The jockeying for position with Senior Democrat Truman began at the Dearborn Street station, where Stevenson was anxious to be photographed with Harry while Candidate Averell Harriman was still back in New York. But, as photographers tried to line up the ex-President and the leading candidate, India Edwards, an old Truman friend and a queen bee of the Harriman forces, jumped in between. When Stevenson went this-a-way, so did India. When Stevenson went thataway, so did India. Finally, Adlai executed a clever flanking movement and came up alongside Truman while the cameras clicked away. Almost unnoticed was the most important fact of Truman's arrival: his old speechwriter, Judge Sam Rosenman, now a top Harriman adviser, had sidled up to Truman's side, where he was to remain like an outsized shadow all week.
Breaking the Bandwagon.

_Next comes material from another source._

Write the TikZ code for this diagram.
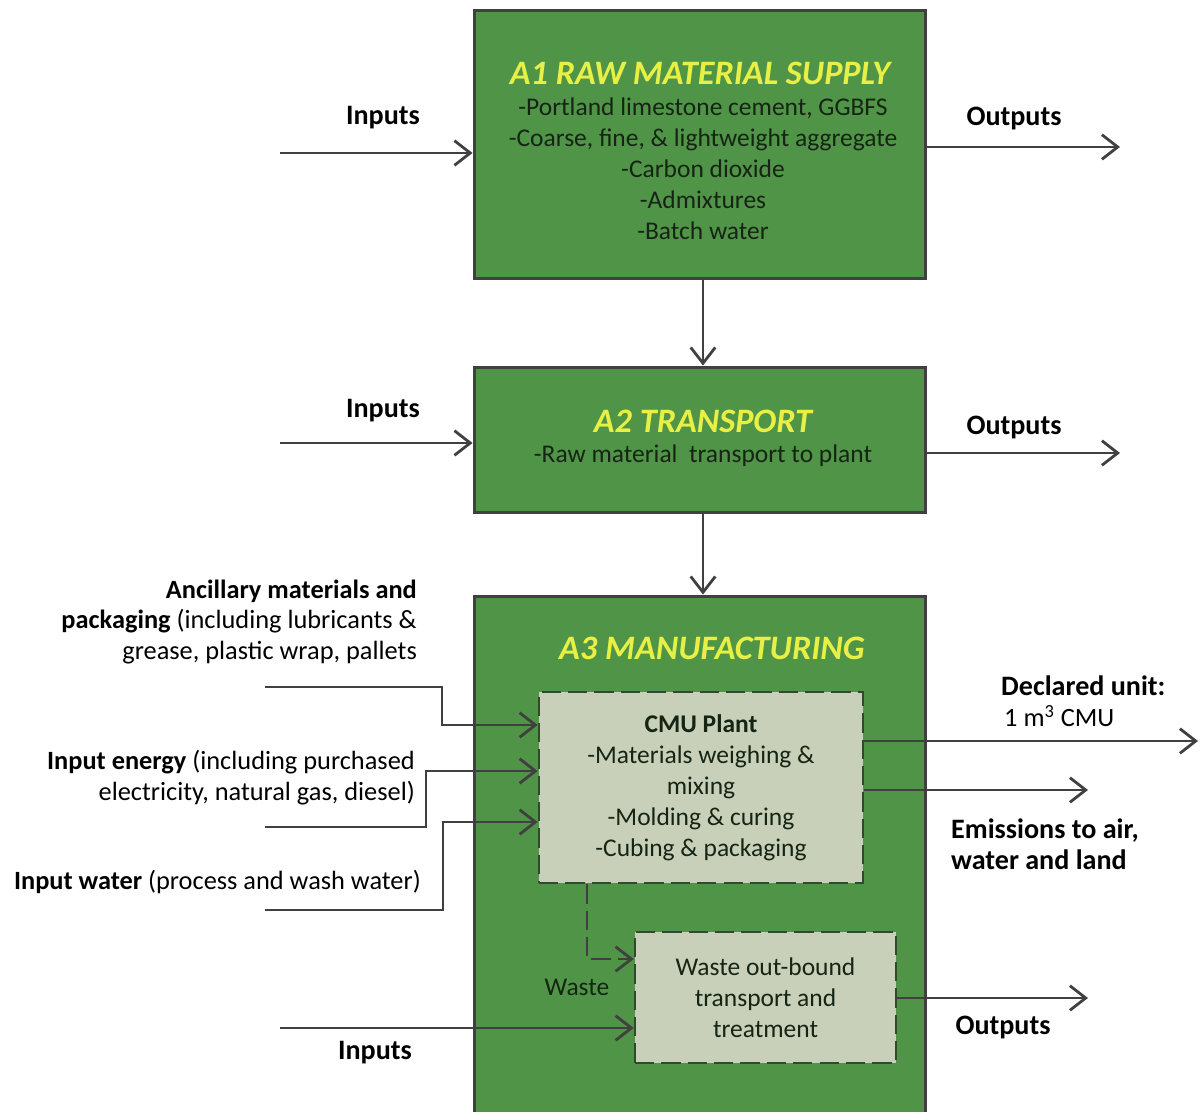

After a ten-minute arm's length chat with Stevenson in Truman's Sheraton-Blackstone Hotel suite, Harry Truman held a press conference, and let go kersplat with his first great crusher of the week. "I will," he said delightedly, "let the people know for whom I stand before the convention meets." A newsman asked if Truman was just trying to baffle every one. Chortled Harry: "That is exactly right."
Averell Harriman's followers, who had based all their hopes on Truman's backing, took immediate heart at another Truman press conference remark: "I am not a bandwagon fellow. Don't get that in your head." Later, Stevenson's supporters found cause for optimism when Truman appeared before the Democratic Platform Committee and recommended a civil-rights plank along Adlai's moderation lines.
Stirring Up Trouble. For the next two days, Harry Truman had the time of his life while politicians beat a path to his door (hardly a news story came out of Chicago that did not note that Truman was "obviously enjoying himself"). Stevenson visited for 30 minutes, left Truman's inner room looking glum, but turned on a brave smile when he emerged into the corridor. Harriman's headquarters soon got the good word: in his talk with Stevenson, Truman had flatly rejected 1) an endorsement of Adlai, and 2) a neutral stance between Stevenson and Harriman. Harriman aides set about preparing a statement, sent it to Truman by way of Sam Rosenman and retired Adman David Noyes, with the suggestion that Truman use it as the basis for his Harriman endorsement. Twenty-four hours later they learned that he would.